Authors L. Basava-Reddi, B. Beck, M. Haines, T. Dixon and N. WildgustIEAGHG has undertaken an assessment of the learning that is being provided by operational, large-scale, pilot, demonstration and commercial CCS projects around the world. This was undertaken by questionnaire and analysis of the responses.
The criteria to define operational large-scale CCS projects, was that they were operational by the end of 2008, and satisfied one of the following criteria:
• Capturing over 10,000 tCO2 per year from a flue gas;
• Injecting over 10,000 tCO2 per year with the purpose of geological storage with monitoring;
• Capturing over 100,000 tCO2 per year from any source;
• Coal-bed storage of over 10,000 tCO2 per year;
• Commercial CO2-EOR is excluded unless there is an associated monitoring programme.
There were found to be 28 eligible projects from which 20 questionnaires were returned and information was provided verbally from 3 other projects.
As the CCS industry looks to move from demonstration phase to full scale deployment, it is useful to assess which technologies have been demonstrated and which are yet to be demonstrated. The European Union Zero Emissions Technology Platform matrix was used to identify the key technology steps on which testing are still required.
From analysis of responses, key themes, learning points and areas for beneficial collaboration are identified. Coverage of projects is summarised in terms of geological properties and monitoring techniques.
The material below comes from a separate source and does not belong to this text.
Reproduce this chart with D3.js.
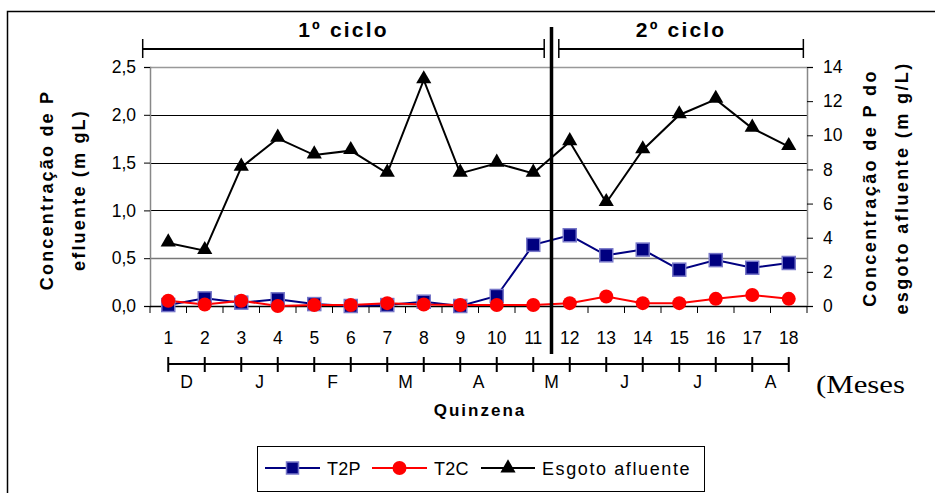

From this initial analysis, key learning areas identified as warranting further investigation include:
• Effectiveness of various monitoring techniques
• Injectivity – prediction, restoration and enhancement
• Design to avoid hydrate formation
• Performance of materials in CO2 environments
• Scaling up capture train size
• Wells – designing, placing, and monitoring cementation
Whilst complete large scale CCS systems on power plants are still to be demonstrated, there is already significant operation of closely integrated parts of CCS systems. The survey returns are also encouraging in that they show some specific areas where more information sharing is likely to be of benefit to future projects. In particular this can help in defining those areas which need further development and testing.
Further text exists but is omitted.